**STORED DATA**
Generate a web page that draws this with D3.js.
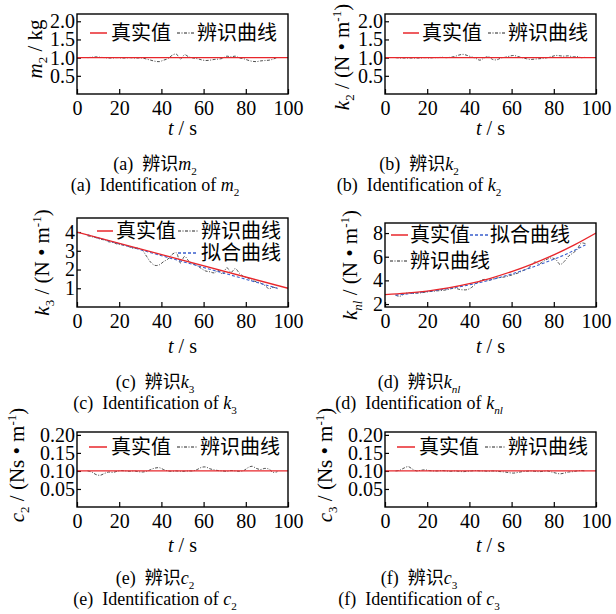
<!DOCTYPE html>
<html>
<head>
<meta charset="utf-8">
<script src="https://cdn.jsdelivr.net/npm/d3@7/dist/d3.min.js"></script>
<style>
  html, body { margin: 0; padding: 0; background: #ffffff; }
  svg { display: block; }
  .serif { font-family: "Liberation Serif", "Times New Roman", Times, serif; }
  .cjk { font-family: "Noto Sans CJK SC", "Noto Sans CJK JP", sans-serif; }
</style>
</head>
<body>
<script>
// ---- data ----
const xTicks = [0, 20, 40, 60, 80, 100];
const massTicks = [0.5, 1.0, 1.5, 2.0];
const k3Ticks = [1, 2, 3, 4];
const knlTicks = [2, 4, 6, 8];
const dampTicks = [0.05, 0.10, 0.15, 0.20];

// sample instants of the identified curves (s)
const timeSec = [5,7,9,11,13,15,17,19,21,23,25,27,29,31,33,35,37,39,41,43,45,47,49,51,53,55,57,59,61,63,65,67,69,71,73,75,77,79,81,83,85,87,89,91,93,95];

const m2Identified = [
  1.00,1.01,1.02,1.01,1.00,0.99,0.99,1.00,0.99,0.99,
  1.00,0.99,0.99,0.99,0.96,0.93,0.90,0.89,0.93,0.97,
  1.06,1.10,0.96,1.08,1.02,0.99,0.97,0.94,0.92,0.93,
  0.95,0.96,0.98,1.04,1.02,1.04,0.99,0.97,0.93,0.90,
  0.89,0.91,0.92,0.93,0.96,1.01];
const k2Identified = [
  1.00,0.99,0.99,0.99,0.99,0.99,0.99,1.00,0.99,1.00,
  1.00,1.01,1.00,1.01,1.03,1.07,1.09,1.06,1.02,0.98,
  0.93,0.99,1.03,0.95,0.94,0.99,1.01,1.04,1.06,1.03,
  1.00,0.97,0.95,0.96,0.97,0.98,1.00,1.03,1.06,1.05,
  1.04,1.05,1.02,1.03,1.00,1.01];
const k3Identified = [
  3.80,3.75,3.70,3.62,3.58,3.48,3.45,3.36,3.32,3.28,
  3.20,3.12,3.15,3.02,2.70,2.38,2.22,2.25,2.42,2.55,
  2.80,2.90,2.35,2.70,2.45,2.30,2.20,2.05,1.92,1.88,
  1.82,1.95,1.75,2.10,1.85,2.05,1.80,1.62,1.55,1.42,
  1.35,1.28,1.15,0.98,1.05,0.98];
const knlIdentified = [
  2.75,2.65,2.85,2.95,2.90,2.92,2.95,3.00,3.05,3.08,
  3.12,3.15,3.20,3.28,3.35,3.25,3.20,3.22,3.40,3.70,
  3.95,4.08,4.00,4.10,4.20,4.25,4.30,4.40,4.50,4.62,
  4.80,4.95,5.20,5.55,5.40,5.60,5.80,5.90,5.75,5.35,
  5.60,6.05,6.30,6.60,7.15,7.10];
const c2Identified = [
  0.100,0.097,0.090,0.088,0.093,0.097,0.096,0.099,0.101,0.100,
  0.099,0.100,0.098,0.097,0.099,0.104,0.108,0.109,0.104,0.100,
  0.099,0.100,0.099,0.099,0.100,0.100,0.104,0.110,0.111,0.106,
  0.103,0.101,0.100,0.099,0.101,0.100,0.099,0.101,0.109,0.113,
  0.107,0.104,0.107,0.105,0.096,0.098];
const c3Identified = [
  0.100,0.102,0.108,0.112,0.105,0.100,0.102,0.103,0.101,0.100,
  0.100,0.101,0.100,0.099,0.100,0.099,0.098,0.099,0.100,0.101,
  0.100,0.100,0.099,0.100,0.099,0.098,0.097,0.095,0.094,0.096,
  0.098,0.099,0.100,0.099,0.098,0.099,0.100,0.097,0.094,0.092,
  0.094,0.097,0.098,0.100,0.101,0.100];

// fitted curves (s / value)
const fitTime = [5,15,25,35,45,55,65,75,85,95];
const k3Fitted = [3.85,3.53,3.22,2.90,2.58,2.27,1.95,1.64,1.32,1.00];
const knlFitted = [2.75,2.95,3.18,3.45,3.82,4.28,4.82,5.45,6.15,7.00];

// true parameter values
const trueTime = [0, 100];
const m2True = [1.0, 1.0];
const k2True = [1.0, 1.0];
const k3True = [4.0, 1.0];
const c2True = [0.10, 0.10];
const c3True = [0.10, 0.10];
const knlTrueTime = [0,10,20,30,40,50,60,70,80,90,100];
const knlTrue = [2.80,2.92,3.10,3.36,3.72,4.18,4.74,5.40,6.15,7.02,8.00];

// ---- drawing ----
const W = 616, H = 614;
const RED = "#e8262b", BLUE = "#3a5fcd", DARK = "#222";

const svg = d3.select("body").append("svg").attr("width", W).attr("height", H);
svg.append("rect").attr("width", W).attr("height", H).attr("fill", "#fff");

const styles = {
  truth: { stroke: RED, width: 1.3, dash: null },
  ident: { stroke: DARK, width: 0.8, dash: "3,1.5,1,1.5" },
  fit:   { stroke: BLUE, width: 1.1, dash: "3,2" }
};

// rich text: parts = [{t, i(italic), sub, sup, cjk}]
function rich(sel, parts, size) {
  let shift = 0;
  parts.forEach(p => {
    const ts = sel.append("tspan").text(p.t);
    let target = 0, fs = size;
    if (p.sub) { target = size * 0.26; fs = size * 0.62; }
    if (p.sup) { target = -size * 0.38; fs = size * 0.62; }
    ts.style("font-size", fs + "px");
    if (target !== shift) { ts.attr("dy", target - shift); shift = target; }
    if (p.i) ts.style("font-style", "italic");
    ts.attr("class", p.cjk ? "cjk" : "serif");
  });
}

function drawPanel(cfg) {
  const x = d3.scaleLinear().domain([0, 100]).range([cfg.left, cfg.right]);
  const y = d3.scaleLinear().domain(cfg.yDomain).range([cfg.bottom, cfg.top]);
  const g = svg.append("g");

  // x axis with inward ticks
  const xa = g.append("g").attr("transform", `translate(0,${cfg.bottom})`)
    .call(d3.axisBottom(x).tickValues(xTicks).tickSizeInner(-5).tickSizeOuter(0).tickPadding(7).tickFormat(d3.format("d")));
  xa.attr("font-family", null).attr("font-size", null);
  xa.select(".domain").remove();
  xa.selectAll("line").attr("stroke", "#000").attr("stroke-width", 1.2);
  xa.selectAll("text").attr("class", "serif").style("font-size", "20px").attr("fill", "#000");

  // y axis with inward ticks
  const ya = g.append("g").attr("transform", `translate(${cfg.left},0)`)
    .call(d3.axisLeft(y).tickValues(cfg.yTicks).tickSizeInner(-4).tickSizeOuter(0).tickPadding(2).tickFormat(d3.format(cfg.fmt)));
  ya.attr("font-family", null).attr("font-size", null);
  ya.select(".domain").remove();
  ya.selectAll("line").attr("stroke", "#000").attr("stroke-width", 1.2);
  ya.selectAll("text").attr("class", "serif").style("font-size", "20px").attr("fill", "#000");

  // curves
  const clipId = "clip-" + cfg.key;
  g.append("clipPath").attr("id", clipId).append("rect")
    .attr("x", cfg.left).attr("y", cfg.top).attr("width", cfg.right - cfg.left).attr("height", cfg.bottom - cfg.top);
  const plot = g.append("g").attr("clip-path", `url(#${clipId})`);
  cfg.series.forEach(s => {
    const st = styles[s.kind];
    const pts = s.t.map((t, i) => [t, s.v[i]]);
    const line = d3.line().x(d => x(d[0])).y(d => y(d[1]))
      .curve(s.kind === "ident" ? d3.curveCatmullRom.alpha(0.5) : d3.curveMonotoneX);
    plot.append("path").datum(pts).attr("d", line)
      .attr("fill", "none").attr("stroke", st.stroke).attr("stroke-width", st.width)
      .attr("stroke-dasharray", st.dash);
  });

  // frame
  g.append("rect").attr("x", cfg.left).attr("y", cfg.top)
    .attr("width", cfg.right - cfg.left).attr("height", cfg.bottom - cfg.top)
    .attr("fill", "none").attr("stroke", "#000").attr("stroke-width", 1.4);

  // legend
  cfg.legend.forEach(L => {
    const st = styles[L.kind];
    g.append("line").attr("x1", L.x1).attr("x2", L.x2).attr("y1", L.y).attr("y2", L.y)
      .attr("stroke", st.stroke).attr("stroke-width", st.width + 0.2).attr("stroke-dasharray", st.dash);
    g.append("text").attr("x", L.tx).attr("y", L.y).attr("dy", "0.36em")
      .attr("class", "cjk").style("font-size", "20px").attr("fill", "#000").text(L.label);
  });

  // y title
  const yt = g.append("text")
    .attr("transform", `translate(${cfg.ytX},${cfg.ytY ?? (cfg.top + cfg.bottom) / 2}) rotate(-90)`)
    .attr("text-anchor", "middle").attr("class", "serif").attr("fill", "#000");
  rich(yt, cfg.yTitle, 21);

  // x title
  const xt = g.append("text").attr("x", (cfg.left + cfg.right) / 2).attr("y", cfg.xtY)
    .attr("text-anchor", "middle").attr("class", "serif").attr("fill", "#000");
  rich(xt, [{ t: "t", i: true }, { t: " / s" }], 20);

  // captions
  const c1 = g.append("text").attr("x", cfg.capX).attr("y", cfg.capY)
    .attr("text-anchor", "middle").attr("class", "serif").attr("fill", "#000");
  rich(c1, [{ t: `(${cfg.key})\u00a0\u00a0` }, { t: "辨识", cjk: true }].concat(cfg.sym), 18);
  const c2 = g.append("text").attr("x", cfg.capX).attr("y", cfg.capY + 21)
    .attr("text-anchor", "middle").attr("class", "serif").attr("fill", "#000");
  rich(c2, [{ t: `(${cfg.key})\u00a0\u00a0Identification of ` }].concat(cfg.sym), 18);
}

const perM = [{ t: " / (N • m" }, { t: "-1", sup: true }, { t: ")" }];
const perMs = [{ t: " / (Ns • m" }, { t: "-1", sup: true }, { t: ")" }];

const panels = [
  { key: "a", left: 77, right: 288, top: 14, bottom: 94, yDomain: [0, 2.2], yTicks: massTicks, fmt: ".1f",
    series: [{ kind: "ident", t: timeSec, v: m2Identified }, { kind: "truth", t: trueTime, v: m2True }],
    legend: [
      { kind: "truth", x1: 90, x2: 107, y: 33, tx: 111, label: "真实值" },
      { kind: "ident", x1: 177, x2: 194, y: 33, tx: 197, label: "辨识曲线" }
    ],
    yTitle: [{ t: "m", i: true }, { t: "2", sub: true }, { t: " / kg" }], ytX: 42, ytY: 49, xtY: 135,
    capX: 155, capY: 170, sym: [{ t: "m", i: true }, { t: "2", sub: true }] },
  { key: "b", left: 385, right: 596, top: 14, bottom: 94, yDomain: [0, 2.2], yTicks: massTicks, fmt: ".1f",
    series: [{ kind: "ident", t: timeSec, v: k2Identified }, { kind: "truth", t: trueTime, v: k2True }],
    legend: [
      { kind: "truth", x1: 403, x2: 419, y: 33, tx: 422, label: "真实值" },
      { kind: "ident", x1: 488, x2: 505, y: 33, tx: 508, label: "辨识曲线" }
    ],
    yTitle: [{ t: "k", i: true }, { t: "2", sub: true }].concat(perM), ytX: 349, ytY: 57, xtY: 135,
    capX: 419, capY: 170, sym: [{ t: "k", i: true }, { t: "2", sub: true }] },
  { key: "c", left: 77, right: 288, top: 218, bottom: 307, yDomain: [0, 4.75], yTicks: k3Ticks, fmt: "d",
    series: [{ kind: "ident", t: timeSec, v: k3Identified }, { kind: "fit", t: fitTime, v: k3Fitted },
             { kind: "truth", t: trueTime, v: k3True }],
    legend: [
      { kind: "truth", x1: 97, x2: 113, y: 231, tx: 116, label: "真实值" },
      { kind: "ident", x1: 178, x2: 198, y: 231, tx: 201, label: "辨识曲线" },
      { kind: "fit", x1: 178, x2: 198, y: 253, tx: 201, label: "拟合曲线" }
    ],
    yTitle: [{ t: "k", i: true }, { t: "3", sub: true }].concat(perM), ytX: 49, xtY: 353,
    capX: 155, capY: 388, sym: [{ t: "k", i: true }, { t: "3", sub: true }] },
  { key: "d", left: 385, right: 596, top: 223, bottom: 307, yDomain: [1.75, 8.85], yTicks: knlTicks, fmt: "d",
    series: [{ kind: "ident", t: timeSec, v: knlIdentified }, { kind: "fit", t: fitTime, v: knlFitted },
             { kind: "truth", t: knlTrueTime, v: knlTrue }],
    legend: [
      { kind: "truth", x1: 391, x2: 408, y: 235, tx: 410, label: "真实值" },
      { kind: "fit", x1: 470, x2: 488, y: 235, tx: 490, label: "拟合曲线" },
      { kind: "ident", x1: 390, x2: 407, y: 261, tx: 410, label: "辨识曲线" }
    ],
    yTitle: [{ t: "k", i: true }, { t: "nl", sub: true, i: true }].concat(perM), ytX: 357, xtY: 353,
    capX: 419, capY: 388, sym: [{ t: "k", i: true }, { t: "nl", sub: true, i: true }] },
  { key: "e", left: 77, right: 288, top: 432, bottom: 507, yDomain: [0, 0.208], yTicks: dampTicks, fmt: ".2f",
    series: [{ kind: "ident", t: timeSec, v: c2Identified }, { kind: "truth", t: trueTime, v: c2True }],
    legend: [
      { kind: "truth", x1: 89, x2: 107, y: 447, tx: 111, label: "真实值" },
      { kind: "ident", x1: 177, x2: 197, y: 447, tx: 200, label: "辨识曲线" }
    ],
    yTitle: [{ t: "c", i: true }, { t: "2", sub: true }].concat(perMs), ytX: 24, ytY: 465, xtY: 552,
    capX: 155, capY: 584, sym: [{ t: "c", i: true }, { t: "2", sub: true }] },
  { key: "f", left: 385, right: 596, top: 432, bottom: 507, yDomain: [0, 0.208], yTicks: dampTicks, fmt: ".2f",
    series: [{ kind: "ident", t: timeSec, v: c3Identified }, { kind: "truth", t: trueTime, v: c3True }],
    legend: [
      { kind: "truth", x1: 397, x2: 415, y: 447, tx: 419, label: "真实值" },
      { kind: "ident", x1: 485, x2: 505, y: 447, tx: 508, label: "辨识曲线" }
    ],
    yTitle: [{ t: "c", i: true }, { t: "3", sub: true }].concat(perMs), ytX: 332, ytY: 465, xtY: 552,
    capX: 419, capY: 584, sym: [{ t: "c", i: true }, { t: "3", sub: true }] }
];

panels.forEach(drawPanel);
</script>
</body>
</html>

**WORK INSTRUCTIONS**
From the first line above to the line containing "const dampTicks = [0.05, 0.10, 0.15, 0.20];", repeat each line exactly. Pictures stay out.

**RESPONSE BELOW**
Generate a web page that draws this with D3.js.
<!DOCTYPE html>
<html>
<head>
<meta charset="utf-8">
<script src="https://cdn.jsdelivr.net/npm/d3@7/dist/d3.min.js"></script>
<style>
  html, body { margin: 0; padding: 0; background: #ffffff; }
  svg { display: block; }
  .serif { font-family: "Liberation Serif", "Times New Roman", Times, serif; }
  .cjk { font-family: "Noto Sans CJK SC", "Noto Sans CJK JP", sans-serif; }
</style>
</head>
<body>
<script>
// ---- data ----
const xTicks = [0, 20, 40, 60, 80, 100];
const massTicks = [0.5, 1.0, 1.5, 2.0];
const k3Ticks = [1, 2, 3, 4];
const knlTicks = [2, 4, 6, 8];
const dampTicks = [0.05, 0.10, 0.15, 0.20];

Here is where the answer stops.